• Daniel Carpenter


January 14, 2024, Paper: "Observers and practitioners of artificial intelligence (AI) have conjectured the possibility of catastrophic risks associated with its emergence and development, risks that have led some to propose an FDA-style licensing regime for AI. In this essay I explore the applicability of approval regulation – that is, a model of product introduction that combines experimental minima with government licensure conditioned partially or fully upon that experimentation – to the regulation of frontier AI. There are a number of reasons to believe that approval regulation, simplistically applied, would be inapposite for frontier AI risks. Domains of weak fit include the difficulty of defining the regulated “product,” the presence of Knightian uncertainty or deep ambiguity about harms from AI, the potentially transmissible nature of risks, and the potential for massively distributed production of foundation models with minimal observability of production.

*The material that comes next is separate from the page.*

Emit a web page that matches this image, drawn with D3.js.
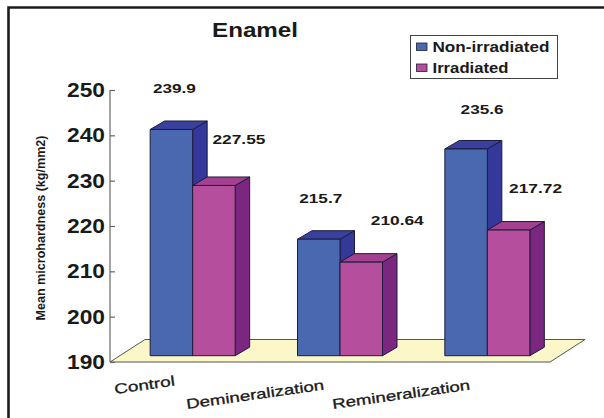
<!DOCTYPE html>
<html>
<head>
<meta charset="utf-8">
<script src="https://cdn.jsdelivr.net/npm/d3@7"></script>
<style>
  html, body { margin: 0; padding: 0; background: #fff; }
  svg { display: block; }
  text { font-family: "Liberation Sans", Arial, sans-serif; font-weight: bold; fill: #1a1a1a; }
</style>
</head>
<body>
<svg id="chart" width="604" height="418"></svg>
<script>
const categories = ["Control", "Demineralization", "Remineralization"];
const seriesNames = ["Non-irradiated", "Irradiated"];
const nonIrradiated = [239.9, 215.7, 235.6];
const irradiated = [227.55, 210.64, 217.72];
const valueLabels = [["239.9", "227.55"], ["215.7", "210.64"], ["235.6", "217.72"]];
const yTicks = [190, 200, 210, 220, 230, 240, 250];

const seriesColors = [
  { front: "#4a68af", side: "#33389a", top: "#3a409e" },
  { front: "#b54f9d", side: "#7b267f", top: "#a3408f" }
];

// Oblique projection used by the floor and the bars
const floorDepth = { x: 35, y: -22.5 };
const barDepth = { x: 14.5, y: -8.5 };
const frontInset = { x: 9, y: -6.3 };
const barWidth = 42.5;
const floorRight = 550;

const svg = d3.select("#chart");

const x = d3.scaleBand().domain(categories).range([110, 552]);
const y = d3.scaleLinear().domain([190, 250]).range([362, 90]);

// Page frame
svg.append("path")
  .attr("d", "M8.5,418V7.5H604")
  .attr("fill", "none")
  .attr("stroke", "#1c1c1c")
  .attr("stroke-width", 2.6);

// Title
svg.append("text")
  .attr("x", 212).attr("y", 37)
  .attr("font-size", 21)
  .attr("textLength", 86).attr("lengthAdjust", "spacingAndGlyphs")
  .text("Enamel");

// Floor
const x0 = x.range()[0];
svg.append("path")
  .attr("d", d3.line()([
    [x0, y(190)], [floorRight, y(190)],
    [floorRight + floorDepth.x, y(190) + floorDepth.y],
    [x0 + floorDepth.x, y(190) + floorDepth.y]
  ]) + "Z")
  .attr("fill", "#fbf7c8")
  .attr("stroke", "#555")
  .attr("stroke-width", 1);

// Value axis
const axis = svg.append("g")
  .attr("transform", `translate(${x0},0)`)
  .call(d3.axisRight(y).tickValues(yTicks).tickSize(5).tickFormat(""));
axis.selectAll("path, line").attr("stroke", "#666").attr("stroke-width", 1.2);
axis.select(".domain").attr("d", `M0,${y(250)}V${y(190)}`);

svg.selectAll(".y-label")
  .data(yTicks)
  .join("text")
  .attr("class", "y-label")
  .attr("x", 105).attr("y", d => y(d) + 7)
  .attr("text-anchor", "end")
  .attr("font-size", 20)
  .attr("textLength", 38).attr("lengthAdjust", "spacingAndGlyphs")
  .text(d => d);

// Value axis title
svg.append("text")
  .attr("transform", "translate(44.5,320.5) rotate(-90)")
  .attr("font-size", 13)
  .attr("textLength", 185).attr("lengthAdjust", "spacingAndGlyphs")
  .style("font-family", "'Liberation Sans Narrow', 'Liberation Sans', sans-serif")
  .text("Mean microhardness (kg/mm2)");

// Bars, drawn group by group so the nearer faces overlap correctly
const rows = categories.map((c, i) => ({
  category: c,
  values: [nonIrradiated[i], irradiated[i]]
}));

const group = svg.selectAll(".group")
  .data(rows)
  .join("g")
  .attr("class", "group")
  .attr("transform", d =>
    `translate(${x(d.category) + x.bandwidth() / 2 + frontInset.x},${frontInset.y})`);

group.each(function (row) {
  const g = d3.select(this);
  row.values.forEach((v, s) => {
    const left = (s - 1) * barWidth;
    const right = left + barWidth;
    const top = y(v), base = y(190);
    const c = seriesColors[s];
    const dx = barDepth.x, dy = barDepth.y;
    const face = pts => g.append("path").attr("d", d3.line()(pts) + "Z")
      .attr("stroke", "#1d1d3a").attr("stroke-width", 1).attr("stroke-linejoin", "round");
    face([[right, top], [right + dx, top + dy], [right + dx, base + dy], [right, base]]).attr("fill", c.side);
    face([[left, top], [left + dx, top + dy], [right + dx, top + dy], [right, top]]).attr("fill", c.top);
    face([[left, top], [right, top], [right, base], [left, base]]).attr("fill", c.front);
  });
});

// Value labels float above and to the right of their bars
const labelNudgeX = [[3, 25], [2, 36], [16, 27]];
const labelNudgeY = [[-36, -41], [-36, -37], [-35, -37]];
const labelWidth = s => s.length > 5 ? 53 : 43;
rows.forEach((row, i) => {
  row.values.forEach((v, s) => {
    const text = valueLabels[i][s];
    const cx = x(row.category) + x.bandwidth() / 2 + frontInset.x + (s - 0.5) * barWidth + labelNudgeX[i][s];
    svg.append("text")
      .attr("class", "value-label")
      .attr("x", cx).attr("y", y(v) + frontInset.y + labelNudgeY[i][s])
      .attr("text-anchor", "middle")
      .attr("font-size", 13)
      .attr("textLength", labelWidth(text)).attr("lengthAdjust", "spacingAndGlyphs")
      .text(text);
  });
});

// Slanted category labels
const categoryLabelPos = [[115, 394], [187, 409], [333, 409]];
const categoryWidths = [61, 139, 139];
categories.forEach((c, i) => {
  svg.append("text")
    .attr("transform", `translate(${categoryLabelPos[i][0]},${categoryLabelPos[i][1]}) rotate(-8)`)
    .attr("font-size", 14)
    .style("font-weight", "normal")
    .attr("stroke", "#1a1a1a").attr("stroke-width", 0.3)
    .attr("textLength", categoryWidths[i]).attr("lengthAdjust", "spacingAndGlyphs")
    .text(c);
});

// Legend
const legend = svg.append("g").attr("transform", "translate(410.5,35.5)");
legend.append("rect")
  .attr("width", 147).attr("height", 43)
  .attr("fill", "#fff").attr("stroke", "#444").attr("stroke-width", 1);
seriesNames.forEach((name, i) => {
  const rowY = 11.5 + i * 21;
  legend.append("rect")
    .attr("x", 6).attr("y", rowY - 4).attr("width", 10.5).attr("height", 7.5)
    .attr("fill", seriesColors[i].front).attr("stroke", "#1d1d3a").attr("stroke-width", 0.8);
  legend.append("text")
    .attr("x", 22).attr("y", rowY + 5)
    .attr("font-size", 14.5)
    .attr("textLength", i === 0 ? 117 : 76).attr("lengthAdjust", "spacingAndGlyphs")
    .text(name);
});
</script>
</body>
</html>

I consider four themes for future theoretical and empirical research: (1) the proper mix of approval regulation and other models such as liability or intellectual property regimes; (2) the possibility that deep ambiguity or Knightian uncertainty may require a kind of speculative pathology in which conjecturing scenarios is at least as important as placing probabilities upon them, in part because of the Lucretius problem; (3) the likely structure of industry and foundation-model generation, as the feasibility of approval regulation is higher with fewer producers, and much of the future of AI regulation may consist in labs and models monitoring one another; and (4) the possibility of community option value in the incremental development of AI regulation (including approval regulation), as regulatory policies may be more reversible in AI than in other settings, experimentation generates important public goods, and regulatory learning by doing is likely to be a property of any portfolio of policies in this arena."